(Records with drawing code)
══════════
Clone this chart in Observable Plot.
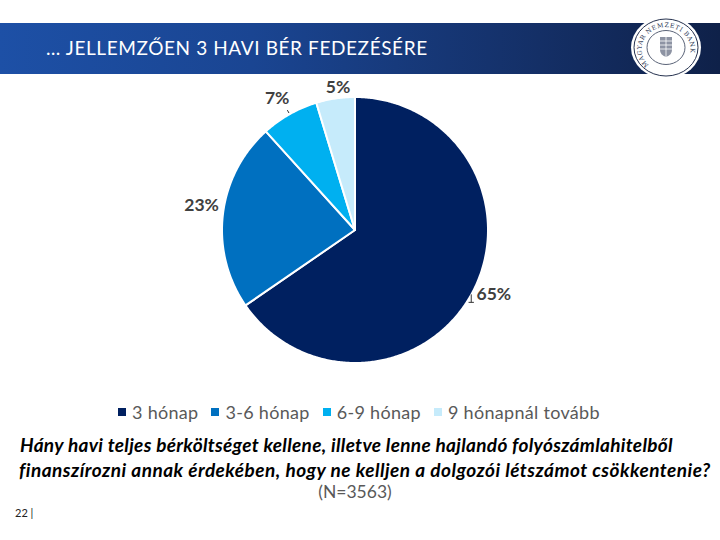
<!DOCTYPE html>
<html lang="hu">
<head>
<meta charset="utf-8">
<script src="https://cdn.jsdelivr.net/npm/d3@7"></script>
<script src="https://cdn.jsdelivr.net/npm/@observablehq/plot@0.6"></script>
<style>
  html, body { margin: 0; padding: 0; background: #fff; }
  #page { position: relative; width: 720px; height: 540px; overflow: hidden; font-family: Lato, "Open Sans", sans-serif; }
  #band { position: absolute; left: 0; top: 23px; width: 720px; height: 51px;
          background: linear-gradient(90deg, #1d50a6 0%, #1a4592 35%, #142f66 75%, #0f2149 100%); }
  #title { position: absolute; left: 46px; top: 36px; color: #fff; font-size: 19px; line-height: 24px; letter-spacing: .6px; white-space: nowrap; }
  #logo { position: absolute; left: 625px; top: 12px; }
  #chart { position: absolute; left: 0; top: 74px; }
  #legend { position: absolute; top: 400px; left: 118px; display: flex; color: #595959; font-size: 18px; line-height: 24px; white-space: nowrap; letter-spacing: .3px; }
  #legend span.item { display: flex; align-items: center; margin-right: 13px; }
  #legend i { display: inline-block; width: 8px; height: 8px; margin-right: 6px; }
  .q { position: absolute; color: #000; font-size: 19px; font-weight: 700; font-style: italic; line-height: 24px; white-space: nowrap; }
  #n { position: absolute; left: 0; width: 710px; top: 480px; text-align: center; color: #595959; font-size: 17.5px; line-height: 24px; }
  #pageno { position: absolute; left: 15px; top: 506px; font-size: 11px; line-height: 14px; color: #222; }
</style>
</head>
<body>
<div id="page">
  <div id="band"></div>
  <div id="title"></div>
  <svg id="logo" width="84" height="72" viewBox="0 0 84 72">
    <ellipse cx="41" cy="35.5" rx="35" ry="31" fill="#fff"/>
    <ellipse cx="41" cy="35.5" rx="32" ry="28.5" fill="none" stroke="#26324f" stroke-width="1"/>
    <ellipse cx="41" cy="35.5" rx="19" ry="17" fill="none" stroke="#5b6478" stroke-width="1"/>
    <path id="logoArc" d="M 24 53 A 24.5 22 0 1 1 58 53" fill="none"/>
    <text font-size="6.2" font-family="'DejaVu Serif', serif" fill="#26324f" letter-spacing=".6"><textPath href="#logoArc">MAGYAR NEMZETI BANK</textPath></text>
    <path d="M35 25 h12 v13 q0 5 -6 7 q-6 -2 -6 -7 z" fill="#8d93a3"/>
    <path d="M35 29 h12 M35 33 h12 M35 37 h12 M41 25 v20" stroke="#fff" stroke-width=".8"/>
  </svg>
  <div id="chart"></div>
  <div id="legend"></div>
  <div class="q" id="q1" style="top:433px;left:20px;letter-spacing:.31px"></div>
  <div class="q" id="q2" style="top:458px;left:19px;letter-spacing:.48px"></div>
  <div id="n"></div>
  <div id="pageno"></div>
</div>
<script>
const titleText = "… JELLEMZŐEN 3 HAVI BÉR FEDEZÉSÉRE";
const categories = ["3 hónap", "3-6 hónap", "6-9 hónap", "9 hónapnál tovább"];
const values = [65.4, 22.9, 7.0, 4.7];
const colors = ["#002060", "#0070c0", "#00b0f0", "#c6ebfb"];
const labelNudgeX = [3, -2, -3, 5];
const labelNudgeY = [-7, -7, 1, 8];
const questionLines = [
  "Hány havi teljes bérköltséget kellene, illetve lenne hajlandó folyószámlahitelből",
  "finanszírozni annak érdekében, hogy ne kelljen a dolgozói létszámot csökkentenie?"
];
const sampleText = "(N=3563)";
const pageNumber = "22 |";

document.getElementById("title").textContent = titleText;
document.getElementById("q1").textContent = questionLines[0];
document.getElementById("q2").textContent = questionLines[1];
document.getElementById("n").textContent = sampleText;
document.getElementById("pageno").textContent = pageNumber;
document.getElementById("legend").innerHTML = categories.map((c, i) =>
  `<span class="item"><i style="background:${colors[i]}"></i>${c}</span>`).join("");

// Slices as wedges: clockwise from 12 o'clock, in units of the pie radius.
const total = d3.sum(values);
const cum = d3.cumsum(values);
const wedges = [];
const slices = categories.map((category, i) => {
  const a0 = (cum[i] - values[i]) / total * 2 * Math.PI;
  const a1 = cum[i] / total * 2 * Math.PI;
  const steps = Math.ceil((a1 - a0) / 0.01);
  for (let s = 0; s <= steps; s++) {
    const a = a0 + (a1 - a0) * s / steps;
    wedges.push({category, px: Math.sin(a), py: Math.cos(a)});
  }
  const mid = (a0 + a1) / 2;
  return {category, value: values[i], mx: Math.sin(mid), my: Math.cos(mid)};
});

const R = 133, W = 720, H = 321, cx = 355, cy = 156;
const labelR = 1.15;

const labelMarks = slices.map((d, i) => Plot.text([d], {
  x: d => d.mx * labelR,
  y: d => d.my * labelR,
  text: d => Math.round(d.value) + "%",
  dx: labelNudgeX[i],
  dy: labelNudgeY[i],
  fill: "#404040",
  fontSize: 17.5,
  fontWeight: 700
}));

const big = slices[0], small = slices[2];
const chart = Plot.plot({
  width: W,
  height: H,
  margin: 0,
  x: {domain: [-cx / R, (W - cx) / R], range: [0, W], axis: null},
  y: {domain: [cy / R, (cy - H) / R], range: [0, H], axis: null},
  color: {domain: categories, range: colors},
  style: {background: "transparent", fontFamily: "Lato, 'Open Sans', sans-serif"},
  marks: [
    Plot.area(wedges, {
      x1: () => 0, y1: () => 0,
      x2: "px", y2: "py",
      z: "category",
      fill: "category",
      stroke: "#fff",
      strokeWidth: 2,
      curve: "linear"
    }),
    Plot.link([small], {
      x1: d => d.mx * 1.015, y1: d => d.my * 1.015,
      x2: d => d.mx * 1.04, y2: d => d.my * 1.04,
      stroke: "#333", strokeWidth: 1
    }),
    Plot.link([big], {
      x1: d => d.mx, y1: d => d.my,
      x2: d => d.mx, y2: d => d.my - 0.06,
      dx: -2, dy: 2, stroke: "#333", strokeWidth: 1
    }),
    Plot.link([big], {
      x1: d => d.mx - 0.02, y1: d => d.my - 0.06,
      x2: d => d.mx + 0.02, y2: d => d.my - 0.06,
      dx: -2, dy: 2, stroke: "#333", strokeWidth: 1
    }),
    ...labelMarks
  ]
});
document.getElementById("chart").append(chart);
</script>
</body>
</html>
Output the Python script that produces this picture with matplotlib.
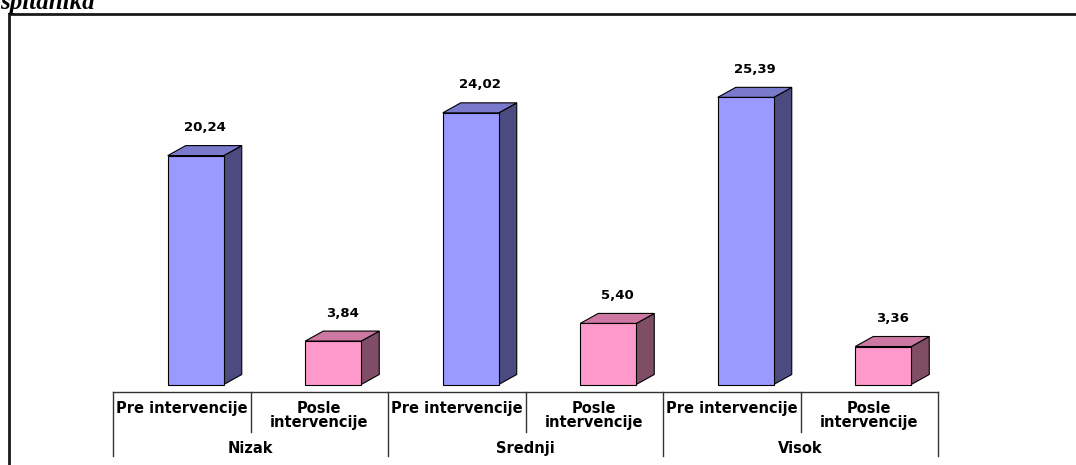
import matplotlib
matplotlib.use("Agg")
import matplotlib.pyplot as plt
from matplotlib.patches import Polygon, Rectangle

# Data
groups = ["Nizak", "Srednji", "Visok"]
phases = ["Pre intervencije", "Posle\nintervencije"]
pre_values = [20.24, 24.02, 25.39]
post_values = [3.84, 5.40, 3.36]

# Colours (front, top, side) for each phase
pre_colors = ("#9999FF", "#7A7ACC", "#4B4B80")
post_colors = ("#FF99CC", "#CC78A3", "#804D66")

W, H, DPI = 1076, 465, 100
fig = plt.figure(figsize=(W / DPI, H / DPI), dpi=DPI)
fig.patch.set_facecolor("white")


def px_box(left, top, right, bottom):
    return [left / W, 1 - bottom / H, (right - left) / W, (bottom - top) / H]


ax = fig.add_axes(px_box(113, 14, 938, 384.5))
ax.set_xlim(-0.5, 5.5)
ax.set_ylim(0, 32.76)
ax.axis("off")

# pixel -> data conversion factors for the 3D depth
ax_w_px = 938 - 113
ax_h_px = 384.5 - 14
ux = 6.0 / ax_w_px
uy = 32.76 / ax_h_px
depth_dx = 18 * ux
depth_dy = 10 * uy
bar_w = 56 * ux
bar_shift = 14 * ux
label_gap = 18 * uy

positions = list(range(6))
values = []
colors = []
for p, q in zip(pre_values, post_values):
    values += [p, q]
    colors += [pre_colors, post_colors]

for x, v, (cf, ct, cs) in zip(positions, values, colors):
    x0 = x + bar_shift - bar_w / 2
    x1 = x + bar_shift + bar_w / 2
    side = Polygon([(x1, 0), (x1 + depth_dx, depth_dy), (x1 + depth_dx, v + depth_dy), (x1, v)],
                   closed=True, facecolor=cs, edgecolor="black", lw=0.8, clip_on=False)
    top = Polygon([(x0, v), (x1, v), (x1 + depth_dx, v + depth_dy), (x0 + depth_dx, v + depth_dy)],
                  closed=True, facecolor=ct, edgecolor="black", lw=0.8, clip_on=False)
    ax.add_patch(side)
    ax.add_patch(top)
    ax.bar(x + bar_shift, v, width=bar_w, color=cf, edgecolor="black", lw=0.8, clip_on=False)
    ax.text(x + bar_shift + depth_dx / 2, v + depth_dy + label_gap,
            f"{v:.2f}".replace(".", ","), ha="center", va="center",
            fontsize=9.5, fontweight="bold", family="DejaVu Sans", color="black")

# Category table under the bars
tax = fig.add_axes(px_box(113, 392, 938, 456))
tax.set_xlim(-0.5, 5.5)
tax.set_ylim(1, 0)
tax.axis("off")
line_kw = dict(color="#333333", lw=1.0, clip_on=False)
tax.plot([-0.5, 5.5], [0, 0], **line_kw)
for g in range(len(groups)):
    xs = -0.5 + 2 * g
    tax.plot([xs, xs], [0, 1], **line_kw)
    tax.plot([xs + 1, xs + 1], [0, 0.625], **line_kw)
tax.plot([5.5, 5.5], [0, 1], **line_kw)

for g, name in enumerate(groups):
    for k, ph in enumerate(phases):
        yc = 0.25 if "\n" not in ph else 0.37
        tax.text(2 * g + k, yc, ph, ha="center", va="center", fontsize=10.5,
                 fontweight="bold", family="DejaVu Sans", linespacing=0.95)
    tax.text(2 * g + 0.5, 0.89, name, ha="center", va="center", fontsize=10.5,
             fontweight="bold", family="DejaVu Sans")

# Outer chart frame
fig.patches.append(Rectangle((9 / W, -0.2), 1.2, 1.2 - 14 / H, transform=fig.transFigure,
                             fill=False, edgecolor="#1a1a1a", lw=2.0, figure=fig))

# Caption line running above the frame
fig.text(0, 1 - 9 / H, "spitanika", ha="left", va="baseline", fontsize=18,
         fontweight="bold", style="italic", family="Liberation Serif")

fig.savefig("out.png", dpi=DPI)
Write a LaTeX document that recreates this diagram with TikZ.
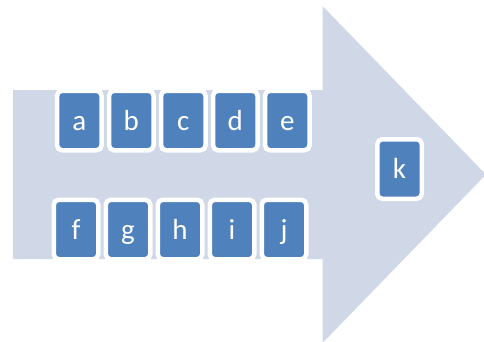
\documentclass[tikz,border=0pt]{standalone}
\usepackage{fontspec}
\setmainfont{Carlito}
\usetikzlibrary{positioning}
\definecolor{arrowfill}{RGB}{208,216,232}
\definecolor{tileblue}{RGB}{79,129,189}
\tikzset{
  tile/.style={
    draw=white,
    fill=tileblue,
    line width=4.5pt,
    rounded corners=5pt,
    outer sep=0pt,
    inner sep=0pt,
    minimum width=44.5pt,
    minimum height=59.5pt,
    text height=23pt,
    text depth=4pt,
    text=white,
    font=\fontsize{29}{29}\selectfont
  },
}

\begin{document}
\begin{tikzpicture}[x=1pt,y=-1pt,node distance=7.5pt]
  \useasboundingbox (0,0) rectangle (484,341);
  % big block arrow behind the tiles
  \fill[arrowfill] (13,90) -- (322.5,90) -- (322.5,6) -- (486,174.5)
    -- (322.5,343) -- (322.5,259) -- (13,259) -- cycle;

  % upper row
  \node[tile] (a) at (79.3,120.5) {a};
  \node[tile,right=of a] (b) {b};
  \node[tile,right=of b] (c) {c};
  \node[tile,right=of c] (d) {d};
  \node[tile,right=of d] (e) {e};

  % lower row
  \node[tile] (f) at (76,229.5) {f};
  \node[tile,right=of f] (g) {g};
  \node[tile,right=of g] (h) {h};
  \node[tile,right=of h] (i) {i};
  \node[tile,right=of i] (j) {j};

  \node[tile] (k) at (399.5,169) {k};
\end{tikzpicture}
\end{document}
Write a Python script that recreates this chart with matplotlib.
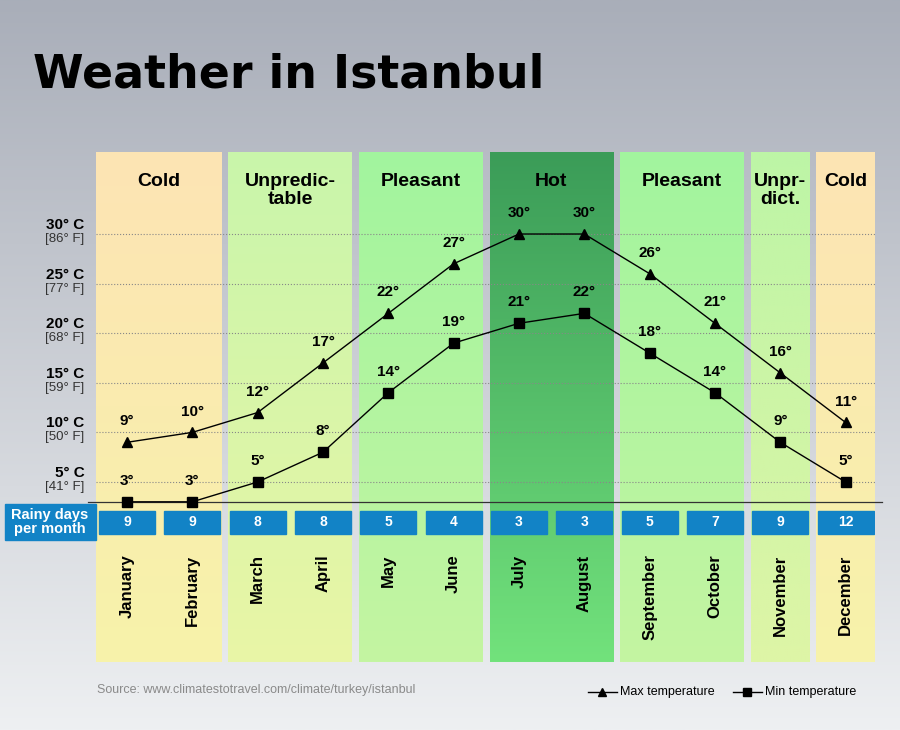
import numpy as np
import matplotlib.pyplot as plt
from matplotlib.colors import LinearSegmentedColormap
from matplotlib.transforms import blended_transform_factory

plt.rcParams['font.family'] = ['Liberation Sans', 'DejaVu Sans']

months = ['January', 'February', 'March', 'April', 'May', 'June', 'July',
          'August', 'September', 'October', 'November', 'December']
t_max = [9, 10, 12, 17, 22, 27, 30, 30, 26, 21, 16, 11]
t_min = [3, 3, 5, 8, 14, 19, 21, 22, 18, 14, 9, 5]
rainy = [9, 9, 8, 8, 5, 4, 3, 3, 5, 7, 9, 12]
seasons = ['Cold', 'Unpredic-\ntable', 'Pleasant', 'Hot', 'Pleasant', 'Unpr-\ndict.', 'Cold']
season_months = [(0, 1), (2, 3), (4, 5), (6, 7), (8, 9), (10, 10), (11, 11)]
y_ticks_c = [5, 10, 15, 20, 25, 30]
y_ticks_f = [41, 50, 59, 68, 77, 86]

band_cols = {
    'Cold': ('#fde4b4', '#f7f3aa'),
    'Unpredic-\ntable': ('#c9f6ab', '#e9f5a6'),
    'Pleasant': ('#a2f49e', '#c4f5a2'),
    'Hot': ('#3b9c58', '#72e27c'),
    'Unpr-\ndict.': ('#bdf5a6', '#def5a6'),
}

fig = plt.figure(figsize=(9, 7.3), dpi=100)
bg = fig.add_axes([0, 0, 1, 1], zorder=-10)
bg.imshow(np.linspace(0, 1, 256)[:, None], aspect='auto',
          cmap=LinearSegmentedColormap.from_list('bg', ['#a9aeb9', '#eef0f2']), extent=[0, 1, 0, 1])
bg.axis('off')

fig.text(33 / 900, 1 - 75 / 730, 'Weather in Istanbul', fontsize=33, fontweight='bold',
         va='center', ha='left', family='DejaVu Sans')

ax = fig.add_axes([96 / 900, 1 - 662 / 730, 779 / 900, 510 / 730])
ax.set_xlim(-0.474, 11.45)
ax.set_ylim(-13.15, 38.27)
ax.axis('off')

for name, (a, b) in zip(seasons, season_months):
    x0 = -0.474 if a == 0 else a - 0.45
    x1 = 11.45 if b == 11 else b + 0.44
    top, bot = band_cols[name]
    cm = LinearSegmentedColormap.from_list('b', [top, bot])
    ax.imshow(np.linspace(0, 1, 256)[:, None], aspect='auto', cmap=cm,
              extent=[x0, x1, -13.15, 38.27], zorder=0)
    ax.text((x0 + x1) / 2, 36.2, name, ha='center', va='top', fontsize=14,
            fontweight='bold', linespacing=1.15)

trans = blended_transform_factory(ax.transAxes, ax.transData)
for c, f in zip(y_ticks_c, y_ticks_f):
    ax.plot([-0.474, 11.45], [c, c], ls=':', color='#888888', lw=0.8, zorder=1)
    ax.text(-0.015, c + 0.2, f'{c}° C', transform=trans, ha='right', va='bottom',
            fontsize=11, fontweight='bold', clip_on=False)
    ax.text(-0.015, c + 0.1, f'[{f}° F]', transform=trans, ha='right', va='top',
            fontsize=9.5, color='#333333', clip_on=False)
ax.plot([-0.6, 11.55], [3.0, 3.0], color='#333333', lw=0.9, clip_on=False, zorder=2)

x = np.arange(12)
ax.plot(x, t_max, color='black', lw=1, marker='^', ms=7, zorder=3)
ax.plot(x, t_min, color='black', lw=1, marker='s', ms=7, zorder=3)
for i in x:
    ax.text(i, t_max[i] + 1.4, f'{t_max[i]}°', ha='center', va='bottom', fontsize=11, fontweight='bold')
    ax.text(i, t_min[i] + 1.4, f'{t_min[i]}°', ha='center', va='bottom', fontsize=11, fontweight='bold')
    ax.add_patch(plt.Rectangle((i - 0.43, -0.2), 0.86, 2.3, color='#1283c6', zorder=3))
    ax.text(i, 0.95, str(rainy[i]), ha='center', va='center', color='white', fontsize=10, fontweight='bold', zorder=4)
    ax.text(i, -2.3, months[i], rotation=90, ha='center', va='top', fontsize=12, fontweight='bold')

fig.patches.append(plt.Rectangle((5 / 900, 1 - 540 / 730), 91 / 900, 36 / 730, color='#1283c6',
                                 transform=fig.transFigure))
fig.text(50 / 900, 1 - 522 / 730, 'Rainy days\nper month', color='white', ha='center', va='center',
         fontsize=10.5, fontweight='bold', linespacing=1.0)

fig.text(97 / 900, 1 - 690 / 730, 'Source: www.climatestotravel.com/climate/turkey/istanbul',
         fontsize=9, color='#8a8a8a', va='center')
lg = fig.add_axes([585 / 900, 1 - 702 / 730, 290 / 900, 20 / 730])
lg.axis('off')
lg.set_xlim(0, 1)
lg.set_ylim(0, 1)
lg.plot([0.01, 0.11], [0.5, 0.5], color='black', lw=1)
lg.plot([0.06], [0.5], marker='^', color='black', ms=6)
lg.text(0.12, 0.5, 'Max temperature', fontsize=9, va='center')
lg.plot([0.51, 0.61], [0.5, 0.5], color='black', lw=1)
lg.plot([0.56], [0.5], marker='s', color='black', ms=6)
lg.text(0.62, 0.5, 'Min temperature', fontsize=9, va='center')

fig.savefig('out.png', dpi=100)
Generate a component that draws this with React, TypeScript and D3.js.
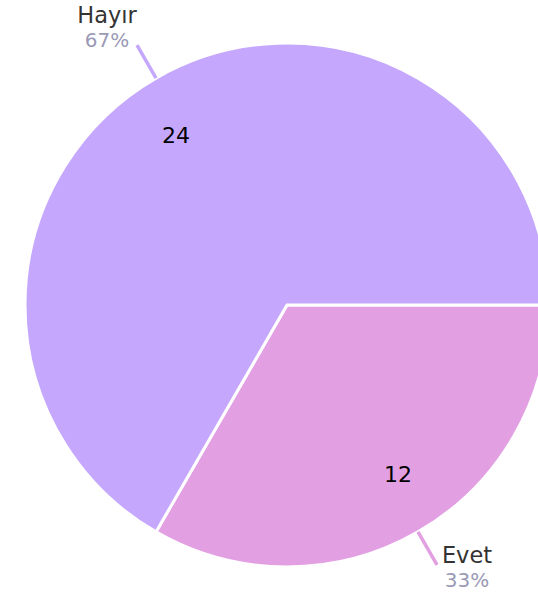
══════════
| Task directions |
Repeat exactly, and only, the lines from the one containing "Output the Python" through the one containing "post_values = [3.84, 5.40, 3.36]", both included, without the pictures.

| Written response |
Output the Python script that produces this picture with matplotlib.
import matplotlib
matplotlib.use("Agg")
import matplotlib.pyplot as plt
from matplotlib.patches import Polygon, Rectangle

# Data
groups = ["Nizak", "Srednji", "Visok"]
phases = ["Pre intervencije", "Posle\nintervencije"]
pre_values = [20.24, 24.02, 25.39]
post_values = [3.84, 5.40, 3.36]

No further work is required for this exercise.